Overview
Gemma 3 4B Pre-trained Model by Google DeepMind
This model is a 4.3 billion parameter variant from the Gemma 3 family, developed by Google DeepMind. It is a lightweight, state-of-the-art open model built using the same research and technology as the Gemini models. Gemma 3 models are multimodal, capable of processing both text and image inputs to generate text outputs.
Key Capabilities
- Multimodal Input: Accepts text strings and images (normalized to 896x896 resolution, encoded to 256 tokens each).
- Extensive Context Window: Features a total input context of 128K tokens for the 4B, 12B, and 27B sizes, and an output context of 8192 tokens.
- Multilingual Support: Trained on data including content in over 140 languages.
- Diverse Task Performance: Well-suited for text generation and image understanding tasks such as question answering, summarization, and reasoning.
- Efficient Deployment: Its relatively small size makes it suitable for deployment in environments with limited resources like laptops, desktops, or cloud infrastructure.
Training and Performance
The 4B model was trained on 4 trillion tokens, encompassing web documents, code, mathematics, and images.

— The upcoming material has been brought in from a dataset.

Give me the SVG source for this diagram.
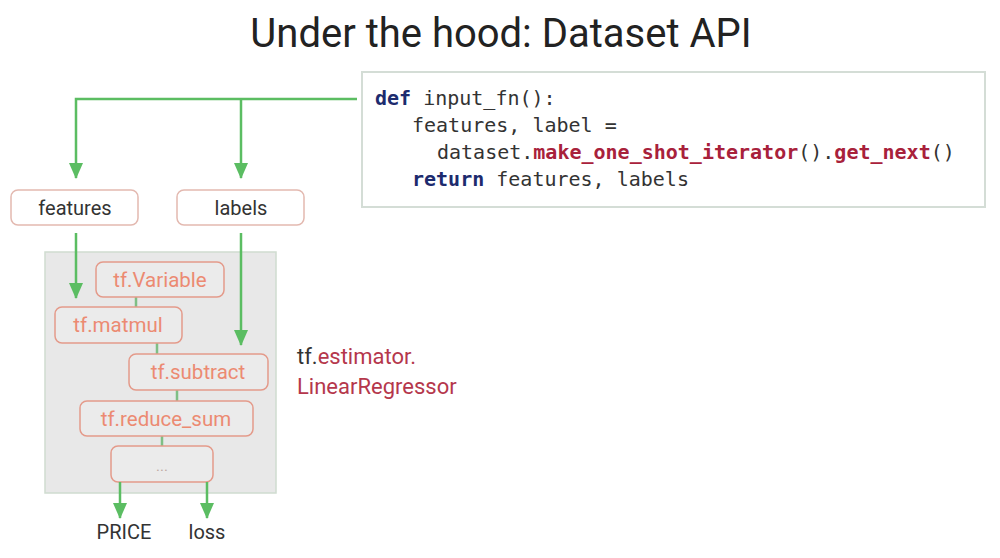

It demonstrates strong performance across various benchmarks:
- Reasoning & Factuality: Achieves 77.2 on HellaSwag (10-shot) and 50.9 on BIG-Bench Hard (few-shot).
- STEM & Code: Scores 59.6 on MMLU (5-shot) and 36.0 on HumanEval (0-shot).
- Multilingual: Reaches 34.7 on MGSM and 57.0 on Global-MMLU-Lite.
- Multimodal: Attains 102 on COCOcap and 72.8 on DocVQA (val).
Intended Usage
This model is designed for a wide range of applications, including content creation (text generation, chatbots), research and education (NLP/VLM research, language learning tools), and image data extraction.